"Oz" Munchkins get Hollywood star
LOS ANGELES |
LOS ANGELES (Reuters) - The Yellow Brick Road finally ended on the Hollywood Walk of Fame on Tuesday as the Munchkins from "The Wizard of Oz" got their star after a 68-year wait.
Seven of the nine surviving Munchkins -- thought to be the only living actors from the 1939 movie classic -- traveled from across the United States to see their star unveiled on Hollywood Boulevard.
Dressed in green and blue costumes and with bunches of green balloons waving behind them, the now gray-haired diminutive performers were driven to their star in a horse-drawn carriage reminiscent of the film.
"It feels great to be here," said Jerry Maren, 88, waving a lollipop to mark his role in the movie as a member of the Lollipop Guild.
The Munchkins were the tiny natives of the fictional Munchkin Country in L. Frank Baum's 1900 novel, on which the movie starring Judy Garland was based.
A total of 124 people played Munchkins in the movie and were honored with a joint pink terrazzo star inscribed "The Munchkins."
Tuesday's honor was the result of a campaign led by a Chicago movie theater owner Ted Bulthaup, who became friends with some of the Munchkin actors a few years ago and was amazed to learn that they did not have a star on the Walk of Fame.
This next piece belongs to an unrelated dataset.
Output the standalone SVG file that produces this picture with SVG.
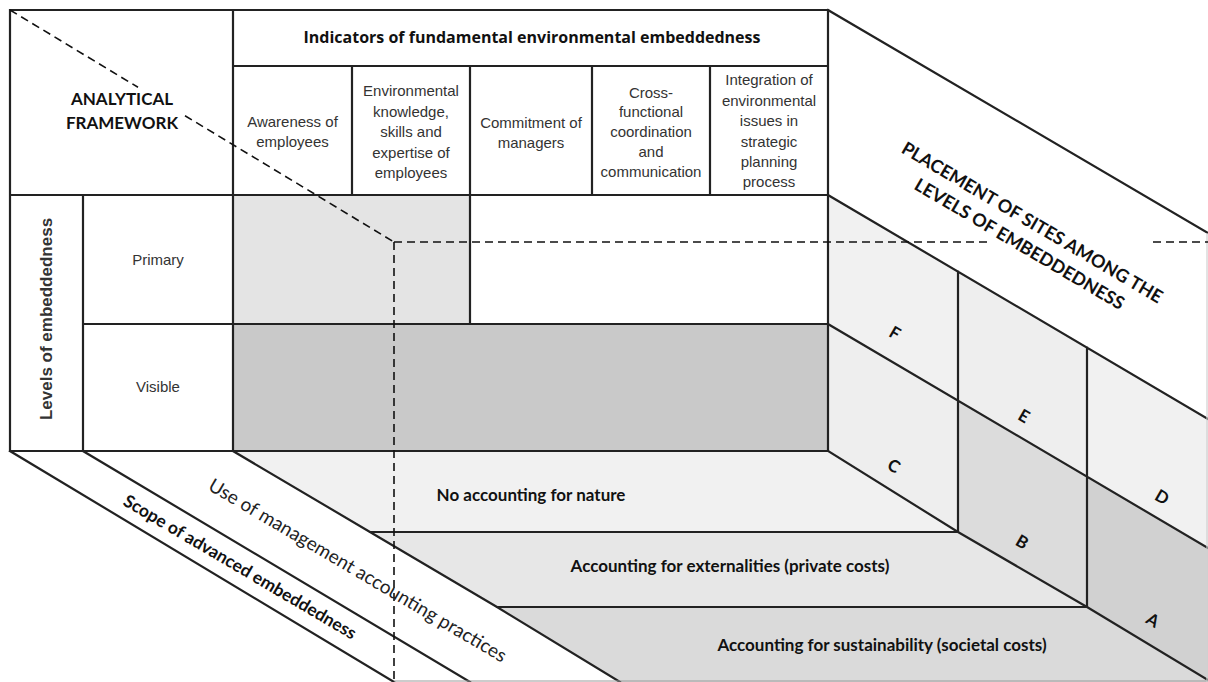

A petition drive and support from Steven Spielberg, George Lucas and Garland friend Mickey Rooney helped the Munchkins earn their pink travertine plaque.
"With their joyous send-off for Dorothy as she began her journey down the Yellow Brick Road, the Munchkins secured their place in Hollywood history and in the hearts of movie fans everywhere," wrote director George Lucas in a letter of support for the nomination.
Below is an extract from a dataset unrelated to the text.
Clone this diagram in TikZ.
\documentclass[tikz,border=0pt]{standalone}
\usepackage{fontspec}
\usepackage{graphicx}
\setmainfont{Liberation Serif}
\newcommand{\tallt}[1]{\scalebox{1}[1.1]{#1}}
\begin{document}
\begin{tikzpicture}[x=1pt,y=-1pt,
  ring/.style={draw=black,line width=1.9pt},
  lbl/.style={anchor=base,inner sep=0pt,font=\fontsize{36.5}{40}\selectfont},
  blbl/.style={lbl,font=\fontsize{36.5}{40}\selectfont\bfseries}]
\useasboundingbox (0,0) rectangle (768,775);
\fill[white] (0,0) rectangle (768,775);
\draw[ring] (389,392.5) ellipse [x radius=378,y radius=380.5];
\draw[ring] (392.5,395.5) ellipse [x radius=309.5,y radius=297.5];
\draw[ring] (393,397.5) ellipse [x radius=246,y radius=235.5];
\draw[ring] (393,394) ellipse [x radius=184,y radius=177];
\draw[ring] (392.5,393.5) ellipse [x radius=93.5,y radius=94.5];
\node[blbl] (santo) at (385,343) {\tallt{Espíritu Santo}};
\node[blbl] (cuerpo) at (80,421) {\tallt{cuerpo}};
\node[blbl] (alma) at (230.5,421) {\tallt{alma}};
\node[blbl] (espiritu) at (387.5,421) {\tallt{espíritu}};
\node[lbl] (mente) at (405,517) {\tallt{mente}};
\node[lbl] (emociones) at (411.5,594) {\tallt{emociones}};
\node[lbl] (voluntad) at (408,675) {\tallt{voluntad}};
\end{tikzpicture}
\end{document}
Aside from Maren, the other six were Mickey Carroll, the town crier, Margaret Pellegrini, one of the Munchkin sleepy-heads, Karl Slover, the main trumpeter, Clarence Swensen, a Munchkin soldier and Meinhardt Raabe, who played the coroner who certifies that the wicked witch struck by Dorothy's house was dead.
More than 2,000 stars embedded in the Hollywood sidewalk since 1960 honor contributions to the entertainment industry.